# START OF COLLECTED MATERIAL

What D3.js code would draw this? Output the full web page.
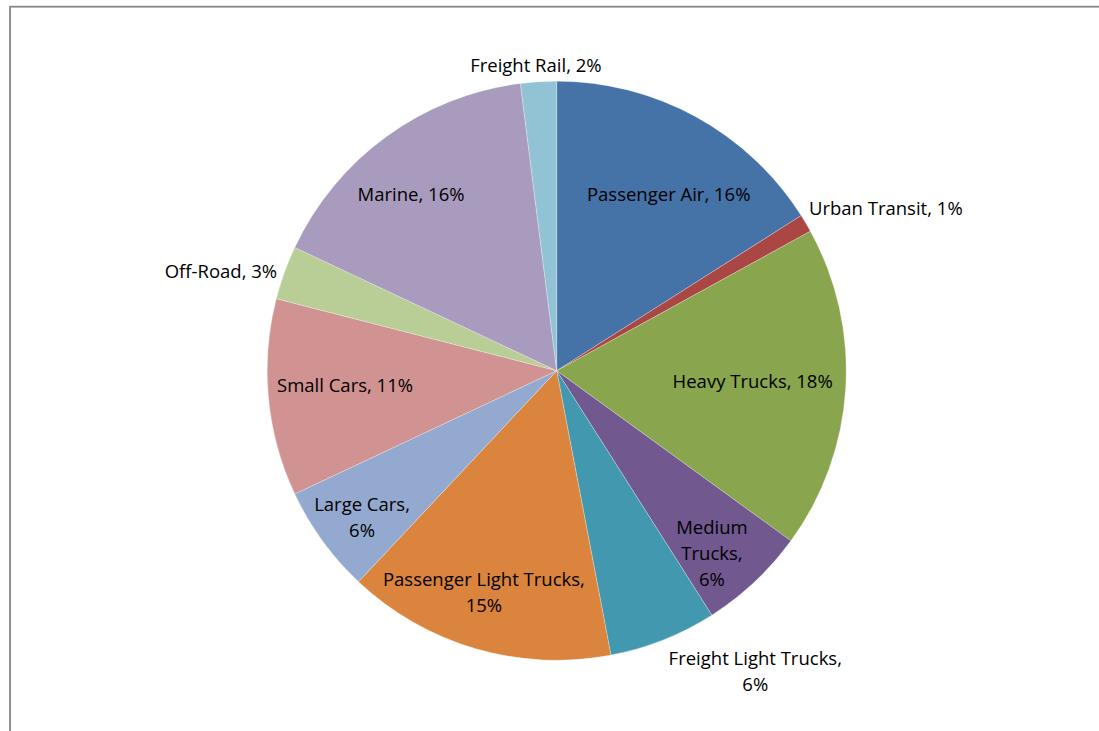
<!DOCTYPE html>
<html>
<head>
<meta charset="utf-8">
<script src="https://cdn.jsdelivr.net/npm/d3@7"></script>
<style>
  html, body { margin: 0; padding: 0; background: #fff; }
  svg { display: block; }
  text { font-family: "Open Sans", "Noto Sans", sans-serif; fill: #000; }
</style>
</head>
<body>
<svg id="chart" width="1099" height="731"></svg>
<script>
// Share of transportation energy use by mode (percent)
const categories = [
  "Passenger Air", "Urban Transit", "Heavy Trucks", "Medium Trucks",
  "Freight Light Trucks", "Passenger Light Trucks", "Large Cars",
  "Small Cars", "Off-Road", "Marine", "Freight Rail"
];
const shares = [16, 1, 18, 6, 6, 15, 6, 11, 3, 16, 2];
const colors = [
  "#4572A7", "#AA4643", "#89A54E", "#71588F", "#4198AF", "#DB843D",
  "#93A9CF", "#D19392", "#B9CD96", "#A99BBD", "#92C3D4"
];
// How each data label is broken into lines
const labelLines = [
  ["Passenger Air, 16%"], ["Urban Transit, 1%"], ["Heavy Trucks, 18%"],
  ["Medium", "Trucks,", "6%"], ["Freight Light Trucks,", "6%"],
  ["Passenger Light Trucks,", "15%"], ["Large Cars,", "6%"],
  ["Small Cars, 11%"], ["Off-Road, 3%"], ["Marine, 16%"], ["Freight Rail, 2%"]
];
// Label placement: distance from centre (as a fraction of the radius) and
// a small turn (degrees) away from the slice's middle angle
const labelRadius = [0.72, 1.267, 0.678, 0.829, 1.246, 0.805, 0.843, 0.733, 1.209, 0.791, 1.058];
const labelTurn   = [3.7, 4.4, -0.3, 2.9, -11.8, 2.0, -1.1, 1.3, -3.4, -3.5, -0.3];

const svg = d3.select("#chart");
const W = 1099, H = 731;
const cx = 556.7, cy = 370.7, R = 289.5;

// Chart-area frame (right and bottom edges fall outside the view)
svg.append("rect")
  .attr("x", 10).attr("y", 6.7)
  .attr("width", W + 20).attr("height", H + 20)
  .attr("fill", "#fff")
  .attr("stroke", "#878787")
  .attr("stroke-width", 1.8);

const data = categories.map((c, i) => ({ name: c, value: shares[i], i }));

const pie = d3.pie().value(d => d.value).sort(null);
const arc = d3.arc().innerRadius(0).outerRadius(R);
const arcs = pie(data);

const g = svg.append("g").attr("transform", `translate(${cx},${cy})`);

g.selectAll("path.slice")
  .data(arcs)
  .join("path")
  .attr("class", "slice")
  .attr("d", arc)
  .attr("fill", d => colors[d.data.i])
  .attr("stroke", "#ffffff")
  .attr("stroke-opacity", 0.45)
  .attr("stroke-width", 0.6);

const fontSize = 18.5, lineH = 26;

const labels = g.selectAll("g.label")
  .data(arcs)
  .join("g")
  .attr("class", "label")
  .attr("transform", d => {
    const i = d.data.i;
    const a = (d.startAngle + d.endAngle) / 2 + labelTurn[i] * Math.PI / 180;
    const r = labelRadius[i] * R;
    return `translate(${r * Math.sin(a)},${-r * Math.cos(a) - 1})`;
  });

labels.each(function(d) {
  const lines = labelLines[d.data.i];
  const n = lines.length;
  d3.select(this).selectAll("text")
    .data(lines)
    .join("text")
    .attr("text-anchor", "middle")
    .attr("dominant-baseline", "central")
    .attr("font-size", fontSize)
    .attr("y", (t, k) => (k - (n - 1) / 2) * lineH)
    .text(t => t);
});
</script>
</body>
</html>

# END OF COLLECTED MATERIAL

- [PROBLEM TO WORK ON]: Pictures in the data above should not be copied; transcribe everything else exactly.

- [REPLY]:
What D3.js code would draw this? Output the full web page.
<!DOCTYPE html>
<html>
<head>
<meta charset="utf-8">
<script src="https://cdn.jsdelivr.net/npm/d3@7"></script>
<style>
  html, body { margin: 0; padding: 0; background: #fff; }
  svg { display: block; }
  text { font-family: "Open Sans", "Noto Sans", sans-serif; fill: #000; }
</style>
</head>
<body>
<svg id="chart" width="1099" height="731"></svg>
<script>
// Share of transportation energy use by mode (percent)
const categories = [
  "Passenger Air", "Urban Transit", "Heavy Trucks", "Medium Trucks",
  "Freight Light Trucks", "Passenger Light Trucks", "Large Cars",
  "Small Cars", "Off-Road", "Marine", "Freight Rail"
];
const shares = [16, 1, 18, 6, 6, 15, 6, 11, 3, 16, 2];
const colors = [
  "#4572A7", "#AA4643", "#89A54E", "#71588F", "#4198AF", "#DB843D",
  "#93A9CF", "#D19392", "#B9CD96", "#A99BBD", "#92C3D4"
];
// How each data label is broken into lines
const labelLines = [
  ["Passenger Air, 16%"], ["Urban Transit, 1%"], ["Heavy Trucks, 18%"],
  ["Medium", "Trucks,", "6%"], ["Freight Light Trucks,", "6%"],
  ["Passenger Light Trucks,", "15%"], ["Large Cars,", "6%"],
  ["Small Cars, 11%"], ["Off-Road, 3%"], ["Marine, 16%"], ["Freight Rail, 2%"]
];
// Label placement: distance from centre (as a fraction of the radius) and
// a small turn (degrees) away from the slice's middle angle
const labelRadius = [0.72, 1.267, 0.678, 0.829, 1.246, 0.805, 0.843, 0.733, 1.209, 0.791, 1.058];
const labelTurn   = [3.7, 4.4, -0.3, 2.9, -11.8, 2.0, -1.1, 1.3, -3.4, -3.5, -0.3];

const svg = d3.select("#chart");
const W = 1099, H = 731;
const cx = 556.7, cy = 370.7, R = 289.5;

// Chart-area frame (right and bottom edges fall outside the view)
svg.append("rect")
  .attr("x", 10).attr("y", 6.7)
  .attr("width", W + 20).attr("height", H + 20)
  .attr("fill", "#fff")
  .attr("stroke", "#878787")
  .attr("stroke-width", 1.8);

const data = categories.map((c, i) => ({ name: c, value: shares[i], i }));

const pie = d3.pie().value(d => d.value).sort(null);
const arc = d3.arc().innerRadius(0).outerRadius(R);
const arcs = pie(data);

const g = svg.append("g").attr("transform", `translate(${cx},${cy})`);

g.selectAll("path.slice")
  .data(arcs)
  .join("path")
  .attr("class", "slice")
  .attr("d", arc)
  .attr("fill", d => colors[d.data.i])
  .attr("stroke", "#ffffff")
  .attr("stroke-opacity", 0.45)
  .attr("stroke-width", 0.6);

const fontSize = 18.5, lineH = 26;

const labels = g.selectAll("g.label")
  .data(arcs)
  .join("g")
  .attr("class", "label")
  .attr("transform", d => {
    const i = d.data.i;
    const a = (d.startAngle + d.endAngle) / 2 + labelTurn[i] * Math.PI / 180;
    const r = labelRadius[i] * R;
    return `translate(${r * Math.sin(a)},${-r * Math.cos(a) - 1})`;
  });

labels.each(function(d) {
  const lines = labelLines[d.data.i];
  const n = lines.length;
  d3.select(this).selectAll("text")
    .data(lines)
    .join("text")
    .attr("text-anchor", "middle")
    .attr("dominant-baseline", "central")
    .attr("font-size", fontSize)
    .attr("y", (t, k) => (k - (n - 1) / 2) * lineH)
    .text(t => t);
});
</script>
</body>
</html>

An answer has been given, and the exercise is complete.